> **To do**: Provide only the number of lines in the data below that contain the string "this".

::: Provided information

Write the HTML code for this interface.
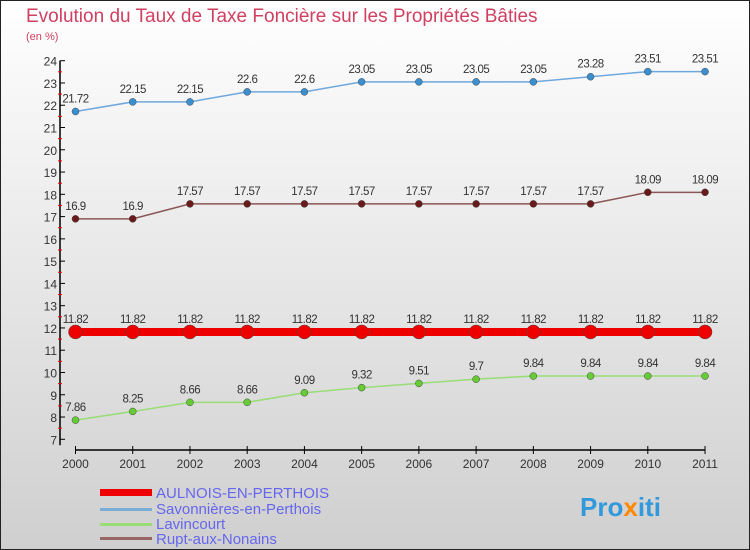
<!DOCTYPE html>
<html><head><meta charset="utf-8"><style>
body{margin:0}
#c{width:750px;height:550px;position:relative;overflow:hidden;font-family:"Liberation Sans",sans-serif}
</style></head><body>
<div id="c">
<svg id="s" width="750" height="550" xmlns="http://www.w3.org/2000/svg">
<defs><linearGradient id="bg" x1="0" y1="0" x2="0" y2="1"><stop offset="0" stop-color="#ffffff"/><stop offset="1" stop-color="#cfcfcf"/></linearGradient></defs>
<rect x="0.5" y="0.5" width="749" height="549" fill="url(#bg)" stroke="#222"/>
<text x="26" y="22" font-size="19" fill="#d04060">Evolution du Taux de Taxe Foncière sur les Propriétés Bâties</text>
<text x="26" y="40" font-size="11" fill="#d04060">(en %)</text>
<g id="axes"></g><g id="series"></g>
<g>
<rect x="100" y="489" width="52" height="7" fill="#ee0000"/>
<text x="156" y="498" font-size="15" fill="#6666ee">AULNOIS-EN-PERTHOIS</text>
<rect x="100" y="508" width="52" height="3" fill="#7aaed6"/>
<text x="156" y="514" font-size="15" fill="#6666ee">Savonnières-en-Perthois</text>
<rect x="100" y="523" width="52" height="3" fill="#99dd77"/>
<text x="156" y="529" font-size="15" fill="#6666ee">Lavincourt</text>
<rect x="100" y="537" width="52" height="3" fill="#996666"/>
<text x="156" y="544" font-size="15" fill="#6666ee">Rupt-aux-Nonains</text>
</g>
<text x="580" y="516" font-size="26" font-weight="bold" fill="#3399dd">Pro<tspan fill="#ff8800">x</tspan>iti</text>
</svg>
</div>
<script>
const years=[2000,2001,2002,2003,2004,2005,2006,2007,2008,2009,2010,2011];
const yTicks=[7,8,9,10,11,12,13,14,15,16,17,18,19,20,21,22,23,24];
const savonnieres=[21.72,22.15,22.15,22.6,22.6,23.05,23.05,23.05,23.05,23.28,23.51,23.51];
const rupt=[16.9,16.9,17.57,17.57,17.57,17.57,17.57,17.57,17.57,17.57,18.09,18.09];
const aulnois=[11.82,11.82,11.82,11.82,11.82,11.82,11.82,11.82,11.82,11.82,11.82,11.82];
const lavincourt=[7.86,8.25,8.66,8.66,9.09,9.32,9.51,9.7,9.84,9.84,9.84,9.84];
const NS="http://www.w3.org/2000/svg";
const X=i=>75.5+i*57.23;
const Y=v=>439.3-(v-7)*(378.6/17);
function mk(t,a,p){const e=document.createElementNS(NS,t);for(const k in a)e.setAttribute(k,a[k]);p.appendChild(e);return e;}
const ax=document.getElementById('axes');
let l=mk('line',{x1:60,y1:Y(24),x2:60,y2:Y(7)+6,stroke:'#000','stroke-width':1.5},ax);


yTicks.forEach(v=>{
 mk('line',{x1:60,y1:Y(v),x2:65,y2:Y(v),stroke:'#000'},ax);
 if(v<24)mk('line',{x1:58,y1:Y(v+0.5),x2:62,y2:Y(v+0.5),stroke:'#e00'},ax);
 const t=mk('text',{x:57,y:Y(v)+5,'font-size':12,'text-anchor':'end',fill:'#333'},ax);t.textContent=v;
 
 
});
l=mk('line',{x1:X(0),y1:450,x2:X(11),y2:450,stroke:'#000','stroke-width':1.5},ax);


years.forEach((y,i)=>{
 mk('line',{x1:X(i),y1:446,x2:X(i),y2:454,stroke:'#000'},ax);
 const t=mk('text',{x:X(i),y:468,'font-size':12,'text-anchor':'middle',fill:'#333'},ax);t.textContent=y;
 
 
});
const sg=document.getElementById('series');
function series(d,name,col,dot,w,r){
 const g=mk('g',{},sg);
 
 
 const p=mk('polyline',{points:d.map((v,i)=>X(i)+','+Y(v)).join(' '),fill:'none',stroke:col,'stroke-width':w},g);
 
 
 d.forEach((v,i)=>{
  const c=mk('circle',{cx:X(i),cy:Y(v),r:r,fill:dot,stroke:'#444','stroke-width':0.5},g);
  
  
  const t=mk('text',{x:X(i),y:Y(v)-9,'font-size':11.5,'text-anchor':'middle',fill:'#333','letter-spacing':'-0.5'},g);
  t.textContent=v;
  
  
 });
}
series(savonnieres,'savonnieres','#6fa8dc','#3a8fd0',1.5,3.5);
series(rupt,'rupt','#8a5555','#6a1a1a',1.5,3.5);
series(lavincourt,'lavincourt','#99dd77','#66cc33',1.5,3.5);
series(aulnois,'aulnois','#ee0000','#ee0000',8,7);
</script>
</body></html>
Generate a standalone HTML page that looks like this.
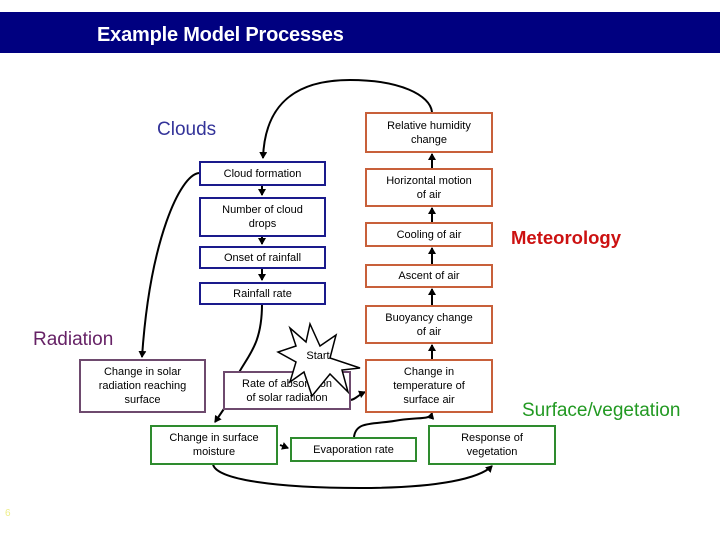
<!DOCTYPE html>
<html><head><meta charset="utf-8"><style>
body{margin:0;width:720px;height:540px;background:#fff;position:relative;overflow:hidden;font-family:"Liberation Sans",Arial,sans-serif}
.bar{position:absolute;left:0;top:12px;width:720px;height:41px;background:#000080}
.bar span{position:absolute;left:97px;top:12px;color:#fff;font-size:20px;font-weight:bold;letter-spacing:-0.2px}
.b{position:absolute;box-sizing:border-box;border:2px solid;background:#fff;display:flex;align-items:center;justify-content:center;text-align:center;font-size:11px;line-height:14px;color:#000}
.bl{border-color:#1a1a8c}.or{border-color:#c8603a}.pu{border-color:#6e4a6e}.gr{border-color:#2e8b2e}
.lab{position:absolute;font-size:19px}
svg{position:absolute;left:0;top:0}
</style></head><body>
<div class="bar"><span>Example Model Processes</span></div>
<svg width="720" height="540">
<defs><marker id="a" markerWidth="8" markerHeight="8" refX="6" refY="4" orient="auto" markerUnits="userSpaceOnUse"><path d="M0,0 L7,4 L0,8z" fill="#000"/></marker></defs>
<g stroke="#000" stroke-width="2" fill="none" marker-end="url(#a)">
<path d="M432,112 C430,95 400,80 350,80 C300,80 265,100 263,158"/>
<path d="M199,173 C180,175 150,240 142,357"/>
<path d="M262,185 V195"/><path d="M262,236 V244"/><path d="M262,268 V280"/>
<path d="M262,304 C262,360 235,360 230,400 L215,422"/>
<path d="M432,168 V154"/><path d="M432,222 V208"/><path d="M432,264 V248"/><path d="M432,305 V289"/><path d="M432,359 V345"/>
<path d="M350,400 C355,400 358,395 365,392"/>
<path d="M280,445 L288,448"/>
<path d="M354,437 C356,420 375,425 400,420 C420,417 430,420 432,413"/>
<path d="M213,464 C215,480 280,488 360,488 C440,488 480,478 492,466"/>
</g>
</svg>
<div class="b bl" style="left:199px;top:161px;width:127px;height:25px">Cloud formation</div>
<div class="b bl" style="left:199px;top:197px;width:127px;height:40px">Number of cloud<br>drops</div>
<div class="b bl" style="left:199px;top:246px;width:127px;height:23px">Onset of rainfall</div>
<div class="b bl" style="left:199px;top:282px;width:127px;height:23px">Rainfall rate</div>
<div class="b or" style="left:365px;top:112px;width:128px;height:41px">Relative humidity<br>change</div>
<div class="b or" style="left:365px;top:168px;width:128px;height:39px">Horizontal motion<br>of air</div>
<div class="b or" style="left:365px;top:222px;width:128px;height:25px">Cooling of air</div>
<div class="b or" style="left:365px;top:264px;width:128px;height:24px">Ascent of air</div>
<div class="b or" style="left:365px;top:305px;width:128px;height:39px">Buoyancy change<br>of air</div>
<div class="b or" style="left:365px;top:359px;width:128px;height:54px">Change in<br>temperature of<br>surface air</div>
<div class="b pu" style="left:79px;top:359px;width:127px;height:54px">Change in solar<br>radiation reaching<br>surface</div>
<div class="b pu" style="left:223px;top:371px;width:128px;height:39px">Rate of absorption<br>of solar radiation</div>
<div class="b gr" style="left:150px;top:425px;width:128px;height:40px">Change in surface<br>moisture</div>
<div class="b gr" style="left:290px;top:437px;width:127px;height:25px">Evaporation rate</div>
<div class="b gr" style="left:428px;top:425px;width:128px;height:40px">Response of<br>vegetation</div>
<svg width="720" height="540"><polygon points="336,335 330,358 360,368 342,370 348,392 330,374 312,396 304,372 290,382 296,362 278,352 296,346 290,328 306,342 310,324 320,346" fill="#fff" stroke="#000" stroke-width="1.5"/>
<text x="318" y="359" font-family="Liberation Sans,sans-serif" font-size="11" text-anchor="middle">Start</text></svg>
<div class="lab" style="left:157px;top:119px;color:#333399">Clouds</div>
<div class="lab" style="left:511px;top:227px;color:#cc1111;font-weight:bold;font-size:18.5px">Meteorology</div>
<div class="lab" style="left:33px;top:329px;color:#662266">Radiation</div>
<div class="lab" style="left:522px;top:400px;color:#229922">Surface/vegetation</div>
<div style="position:absolute;left:5px;top:508px;font-size:10px;color:#eeee88">6</div>
</body></html>
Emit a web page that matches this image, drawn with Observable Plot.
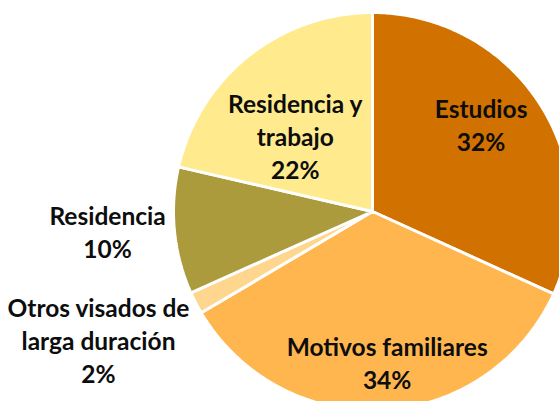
<!DOCTYPE html>
<html><head><meta charset="utf-8">
<script src="https://cdn.jsdelivr.net/npm/d3@7"></script>
<script src="https://cdn.jsdelivr.net/npm/@observablehq/plot@0.6"></script>
<style>html,body{margin:0;padding:0;background:#fff}svg{display:block}</style>
</head><body><div id="chart"></div>
<script>
const categories = ["Estudios", "Motivos familiares", "Otros visados de larga duración", "Residencia", "Residencia y trabajo"];
const nameLines = ["Estudios", "Motivos familiares", "Otros visados de\nlarga duración", "Residencia", "Residencia y\ntrabajo"];
const values = [31.8, 34.7, 1.8, 10.3, 21.4];
const pctLabels = ["32%", "34%", "2%", "10%", "22%"];
const colors = ["#D07100", "#FFB64F", "#FFD68E", "#AB9B3D", "#FFEB8E"];

// label layout (radius in pie-radius units, angle shift in degrees)
const labelRadius = [0.70, 0.76, 1.52, 1.335, 0.544];
const labelShift = [-6, -2.5, 2.3, 1.3, -7];

const arcs = d3.pie().sort(null).startAngle(0).endAngle(2 * Math.PI)(values);
const poly = [];
arcs.forEach((a, i) => {
  const cat = categories[i];
  poly.push({cat, x: 0, y: 0});
  const n = Math.max(4, Math.ceil((a.endAngle - a.startAngle) / 0.01));
  for (let k = 0; k <= n; k++) {
    const t = a.startAngle + (a.endAngle - a.startAngle) * k / n;
    poly.push({cat, x: Math.sin(t), y: Math.cos(t)});
  }
  poly.push({cat, x: 0, y: 0});
});
const labels = arcs.map((a, i) => {
  const mid = (a.startAngle + a.endAngle) / 2 + labelShift[i] * Math.PI / 180;
  return {
    text: nameLines[i] + "\n" + pctLabels[i],
    x: labelRadius[i] * Math.sin(mid),
    y: labelRadius[i] * Math.cos(mid)
  };
});

const chart = Plot.plot({
  width: 559,
  height: 401,
  margin: 0,
  x: {domain: [-1, 1], range: [173, 571], axis: null},
  y: {domain: [-1, 1], range: [410, 12], axis: null},
  color: {domain: categories, range: colors},
  marks: [
    Plot.line(poly, {x: "x", y: "y", z: "cat", fill: "cat", stroke: "white", strokeWidth: 3, strokeLinejoin: "miter", curve: "linear"}),
    Plot.text(labels, {x: "x", y: "y", text: "text", fontSize: 24.5, fontWeight: "bold", fontFamily: "Lato", lineHeight: 1.34, fill: "#0d0d0d"})
  ]
});
document.getElementById("chart").appendChild(chart);
</script>
</body></html>
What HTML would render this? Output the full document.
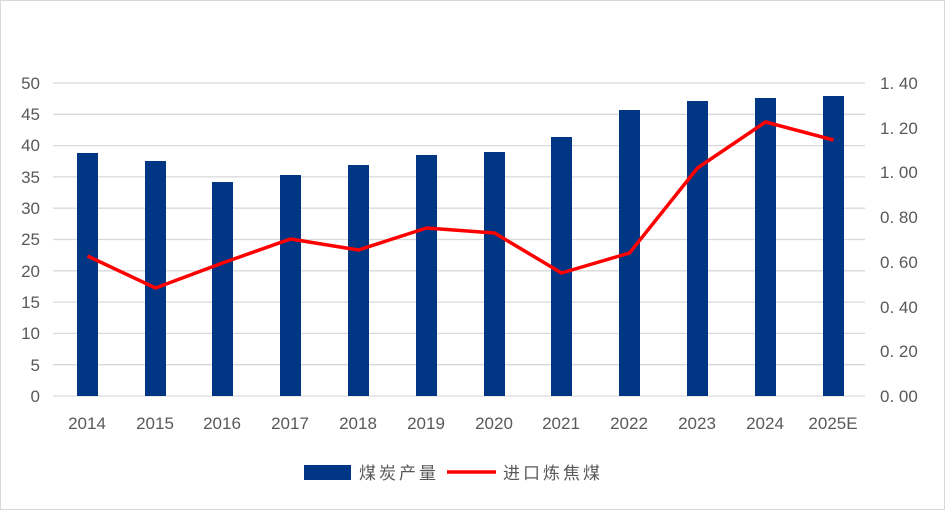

::::::

> **Written answer**: 4